思考する芸術 ── 非美学への手引き
本書は、1998年にフランスで出版されたアラン・バディウの著書Petit manuel d’inesthétique の全訳である。とは言うものの、2021年の現在に20世紀末の著作を日本語にして世に問うことの意味をやはり考える必要はあるかもしれない。ここでは二点挙げよう。

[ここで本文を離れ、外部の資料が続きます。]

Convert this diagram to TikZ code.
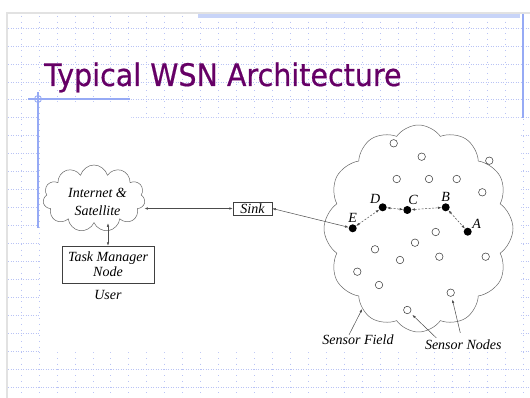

一点目。訳者あとがきにも記したことだが、このバディウの芸術論は彼のマラルメ論でもあると言っても過言ではない。至るところでマラルメが喚起され、最終章はマラルメの作品分析にあてられている。言わばこの著作は、フランス現代思想を牽引する哲学者・思想家による「マラルメ贔屓」の一端をなすものであり、ジャック・ランシエール、ジャン=クロード・ミルネールと並ぶ、現在なお健在のフランス人哲学者による「マラルメ」なのである(「マラルメ」はその後ポール・オディやカンタン・メイヤスーによって引き継がれていくだろう)。これら哲学者による「マラルメ」がこの詩人を専門とする文学研究者の側からどう見られているのかはともかくとして、ハイデガーによるヘルダーリンに対抗することもあってか、その最前線に詩人マラルメを担ぎ上げてきたフランス哲学のこの振る舞いは一つの徴候としていまだ再考する余地はあるだろう。
二点目。日本語に訳出したのだから、日本の文脈も考えてみるならば、1998年は、東浩紀『存在論的、郵便的-ジャック・デリダについて』が刊行された年である。この著作では、ゲーデル的脱構築とデリダ的脱構築が、前者に対抗する後者というかたちで論じられているが、否定神学として捉えられ、ラカンの精神分析と結びつけられているゲーデル的脱構築はそれこそ、inという否定の接頭辞を自らの美学esthétiqueに被せ、芸術、ダンス、映画、散文、詩などに「免算soustraction」という表象の外部への接続を見出すバディウの論にそのまま当てはまるのではないだろうか(なお、東氏の著作では「ラカン派精神分析のゲーデル的整理」として1960年代末に書かれたバディウの論文が挙げられている」)。その核心として「無限の多」を措定するバディウの哲学が、この否定神学のなかに収まってしまうのか、その判断はひとまず読者に委ねたい(この「無限の多」の問題を数学の見地から扱った『推移的存在論』も原著は1998年に刊行されている)。
最後に。実はこのバディウの本の魅力はこの哲学者の独特な断定調の語り口であると思っている。この自信はいったいどこから来るのだろうかと思わせるバディウによる芸術論をぜひ味わってもらいたい。